Neutrinos are subatomic particles produced during nuclear fission and fusion processes. Like electrons (and muons and tauons), neutrinos are classified as leptons. There are three "flavours" of neutrinos: electron neutrinos, muon neutrinos, and tauon neutrinos. At this time it is unknown whether neutrinos have either mass or magnetic moments but recent observations of Supernova 1987A have set an upper limit on any neutrino magnetic moments at less than about 10^(-13) Bohr magnetons. If neutrinos do have a magnetic moment, then they will either be "left-handed" or "right-handed" in orientation.
The Sun produces energy by fusing hydrogen to helium. This may be accomplished in a number of ways but in the Sun, a process known as the proton-proton chain is thought to be primarily responsible for energy generation.
H + H --> D + positron + neutrino H + H + electron --> D + neutrino D + H --> He3 + gamma ray He3 + He3 --> H + H + He4 He3 + He4 --> Be7 + gamma ray Be7 + positron --> Li7 + neutrino Li7 + H --> He4 + He4 Be7 + H --> B8 + gamma ray B8 --> Be8* + positron + neutrino Be8* --> He4 + He4
H is hydrogen, D is deuterium (heavy hydrogen), He is helium, Li is lithium, Be is beryllium, and B is boron. Numbers indicate different isotopes. The Homestake experiment detects only the highest energy neutrinos produced by the Sun, the neutrinos produced by the beryllium/boron reactions.
Solutions to the solar neutrino problem are usually classified in one of two categories, astrophysical or physical. Solutions that require a change in the way we think about the Sun are termed astrophysical solutions while solutions that require a change in the way we think about neutrinos are called physical solutions.
The Homestake experiment has been running for over two solar activity cycles (1 activity cycle = 11 years approximately) and it has been noticed that the neutrino fluxes are not constant.
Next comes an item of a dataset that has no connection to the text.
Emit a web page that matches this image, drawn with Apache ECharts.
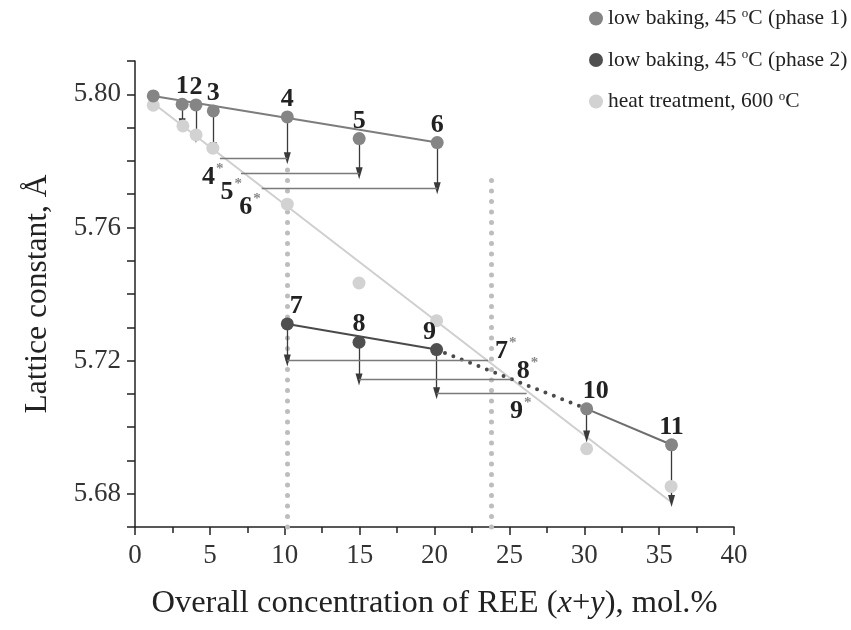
<!DOCTYPE html>
<html><head><meta charset="utf-8">
<script src="https://cdn.jsdelivr.net/npm/echarts@6/dist/echarts.min.js"></script>
<style>html,body{margin:0;padding:0;background:#fff}#c{width:851px;height:630px}</style>
</head><body><div id="c"></div>
<script>
// ---- data ----
const phase1Points = [[1.22,5.7995],[3.15,5.7970],[4.07,5.7968],[5.23,5.7950],[10.17,5.7932],[14.97,5.7867],[20.18,5.7855]];
const phase1Labels = ['', '1', '2', '3', '4', '5', '6'];
const phase2Points = [[10.17,5.7310],[14.96,5.7255],[20.14,5.7233]];
const phase2Labels = ['7', '8', '9'];
const latePoints = [[30.16,5.7055],[35.83,5.6947]];
const lateLabels = ['10', '11'];
const heatPoints = [[1.22,5.7967],[3.20,5.7905],[4.08,5.7878],[5.20,5.7838],[10.17,5.7670],[14.96,5.7433],[20.14,5.7320],[30.16,5.6935],[35.80,5.6822]];
const fitPhase1 = [[1.22,5.7995],[20.18,5.7855]];
const fitPhase2 = [[10.17,5.7310],[20.14,5.7233]];
const fitTransition = [[20.14,5.7233],[30.16,5.7055]];
const fitLate = [[30.16,5.7055],[35.83,5.6947]];
const fitHeat = [[1.22,5.7973],[35.80,5.6775]];
const arrows = [[3.15,5.7970,5.7910],[4.07,5.7968,5.7872],[5.23,5.7950,5.7838],[10.17,5.7932,5.7808],[14.97,5.7867,5.7763],[20.18,5.7855,5.7718],[10.17,5.7310,5.7200],[14.96,5.7255,5.7143],[20.14,5.7233,5.7102],[30.16,5.7055,5.6972],[35.83,5.6947,5.6778]];
const connectors = [[5.67,10.17,5.7808],[7.08,14.97,5.7763],[8.46,20.18,5.7718],[10.17,23.58,5.7200],[14.96,25.15,5.7143],[20.14,26.15,5.7102]];
const guides = [[10.17,5.670,5.780],[23.80,5.670,5.7765]];
const starLabels = [[4.90,5.7752,'4'],[6.15,5.7706,'5'],[7.40,5.7662,'6'],[24.48,5.7228,'7'],[25.92,5.7168,'8'],[25.48,5.7048,'9']];
const seriesNames = ['low baking, 45 °C (phase 1)', 'low baking, 45 °C (phase 2)', 'heat treatment, 600 °C'];
const xTickStep = 5, yTickStep = 0.01, yLabelEvery = 4;

// ---- styles ----
const C1 = '#858585', C2 = '#4f4f4f', C3 = '#d2d2d2';
const serif = '"Liberation Serif", "Times New Roman", serif';
const numLabel = {show: true, position: 'top', distance: -2, color: '#222', fontFamily: serif, fontWeight: 'bold', fontSize: 26};
const labelOffsets = {'7': [9, 0], '9': [-7, 0], '10': [9, 0], '11': [0, 0]};

function withLabels(points, labels) {
  return points.map((p, i) => ({value: p, label: Object.assign({}, numLabel, {show: labels[i] !== '', formatter: labels[i], offset: labelOffsets[labels[i]] || [0, 0]})}));
}
function lineSeries(data, color, width, type) {
  return {type: 'line', data: data, symbol: 'none', silent: true, z: 2,
    lineStyle: {color: color, width: width, type: type || 'solid', cap: 'round'}, legendHoverLink: false};
}

const markLines = [];
arrows.forEach(a => markLines.push([{coord: [a[0], a[1]], symbol: 'none'}, {coord: [a[0], a[2]], symbol: 'triangle', symbolSize: [7, 12], symbolRotate: 180}]));
connectors.forEach(c => markLines.push([{coord: [c[0], c[2]], symbol: 'none', lineStyle: {color: '#7a7a7a'}}, {coord: [c[1], c[2]], symbol: 'none'}]));

const option = {
  animation: false,
  backgroundColor: '#fff',
  grid: {left: 135, right: 117, top: 61, bottom: 103, containLabel: false},
  legend: {
    orient: 'vertical', left: 584, top: 2, itemGap: 19, itemWidth: 14, itemHeight: 14, icon: 'circle',
    data: seriesNames,
    formatter: n => '{t|' + n.replace('°', '}{s|o}{t|') + '}',
    textStyle: {fontFamily: serif, fontSize: 21.5, color: '#222',
      rich: {t: {fontFamily: serif, fontSize: 21.5, color: '#222'}, s: {fontFamily: serif, fontSize: 13, color: '#222', padding: [0, 0, 10, 0]}}}
  },
  xAxis: {
    type: 'value', min: 0, max: 40, interval: xTickStep,
    name: '{n|Overall concentration of REE (}{i|x}{n|+}{i|y}{n|), mol.%}',
    nameLocation: 'middle', nameGap: 60,
    nameTextStyle: {rich: {n: {fontFamily: serif, fontSize: 32.5, color: '#222'}, i: {fontFamily: serif, fontSize: 32.5, fontStyle: 'italic', color: '#222'}}},
    axisLine: {lineStyle: {color: '#222', width: 1.5}},
    axisTick: {show: true, length: 8, lineStyle: {color: '#222', width: 1.5}},
    minorTick: {show: true, splitNumber: 2, length: 6, lineStyle: {color: '#222', width: 1.5}},
    axisLabel: {fontFamily: serif, fontSize: 27, color: '#333', margin: 15},
    splitLine: {show: false}
  },
  yAxis: {
    type: 'value', min: 5.67, max: 5.81, interval: yTickStep,
    name: 'Lattice constant, Å', nameLocation: 'middle', nameGap: 81,
    nameTextStyle: {fontFamily: serif, fontSize: 31.5, color: '#222'},
    axisLine: {lineStyle: {color: '#222', width: 1.5}},
    axisTick: {show: true, length: 8, lineStyle: {color: '#222', width: 1.5}},
    axisLabel: {interval: 0, fontFamily: serif, fontSize: 27, color: '#333', margin: 14,
      formatter: v => (Math.round(v * 100) % yLabelEvery === 0 ? v.toFixed(2) : '')},
    splitLine: {show: false}
  },
  series: [
    lineSeries(fitHeat, '#cfcfcf', 2),
    lineSeries(fitPhase1, '#7d7d7d', 2),
    lineSeries(fitPhase2, '#4a4a4a', 2),
    lineSeries(fitLate, '#6e6e6e', 2),
    lineSeries(fitTransition, '#4a4a4a', 4, [0, 9]),
    {type: 'scatter', data: [], silent: true, z: 3,
      markLine: {silent: true, animation: false, symbol: ['none', 'none'], label: {show: false},
        lineStyle: {color: '#bdbdbd', width: 5, type: [0, 10.5], cap: 'round'},
        data: guides.map(g => [{coord: [g[0], g[1]]}, {coord: [g[0], g[2]]}])}},
    {type: 'scatter', data: [], silent: true, z: 4,
      markLine: {silent: true, animation: false, symbol: ['none', 'none'], label: {show: false},
        lineStyle: {color: '#3a3a3a', width: 1.3, type: 'solid'}, itemStyle: {color: '#111'},
        data: markLines}},
    {name: seriesNames[2], type: 'scatter', symbolSize: 13, itemStyle: {color: C3, opacity: 1}, data: heatPoints, z: 5},
    {name: seriesNames[0], type: 'scatter', symbolSize: 13, itemStyle: {color: C1, opacity: 1}, data: withLabels(phase1Points, phase1Labels), z: 6},
    {name: seriesNames[0], type: 'scatter', symbolSize: 13, itemStyle: {color: C1, opacity: 1}, data: withLabels(latePoints, lateLabels), z: 6},
    {name: seriesNames[1], type: 'scatter', symbolSize: 13, itemStyle: {color: C2, opacity: 1}, data: withLabels(phase2Points, phase2Labels), z: 6},
    {type: 'scatter', symbol: 'circle', symbolSize: 1, itemStyle: {color: '#ffffff', opacity: 1}, silent: true, z: 7,
      data: starLabels.map(s => ({value: [s[0], s[1]], label: {show: true, formatter: '{d|' + s[2] + '}{s|*}'}})),
      label: {show: true, position: 'right', distance: 0, offset: [-7, 0], color: '#222',
        rich: {d: {fontFamily: serif, fontWeight: 'bold', fontSize: 26, color: '#222'},
          s: {fontFamily: serif, fontWeight: 'bold', fontSize: 15, color: '#888', padding: [0, 0, 16, 1]}}}}
  ]
};
const chart = echarts.init(document.getElementById('c'), null, {renderer: 'canvas'});
chart.setOption(option);
</script></body></html>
Many researchers have tried to link solar surface activity with neutrino fluxes and, depending upon whether you believe their statistical arguments, have succeeded. It has been claimed that the neutrino flux is correlated to solar radius and solar wind mass flux; and anti-correlated to line-of-sight magnetic flux, p-mode frequencies, and (you guessed it) sunspots. (If two quantities are correlated, then they increase and decrease together. If two quantities are anti-correlated, then when one increases, the other decreases, and vice versa.)
Many of these parameters are (anti-) correlated with each other and are internally consistent. The solar activity cycle is usually defined by sunspot numbers but sunspots are related to magnetic activity in the Sun. Many of these other parameters are also directly affected by magnetism. If these correlations really exist, then it would seem that neutrinos are reacting with the magnetic fields in the heliosphere and magnetosphere. Thus, from this evidence, the solution to the solar neutrino problem is a physical one.
Another possibility, rarely discussed, is that the solar neutrino flux is actually constant and it is the cosmic ray background that is varying. Cosmic rays are more likely to get through to the Earth during periods of low solar activity. Therefore, neutrinos generated in the Earth's atmosphere by cosmic rays will increase in number during these times. If this cosmic background flux is not correctly subtracted from the total detections, then it will appear that the solar flux is indeed varying with the solar cycle.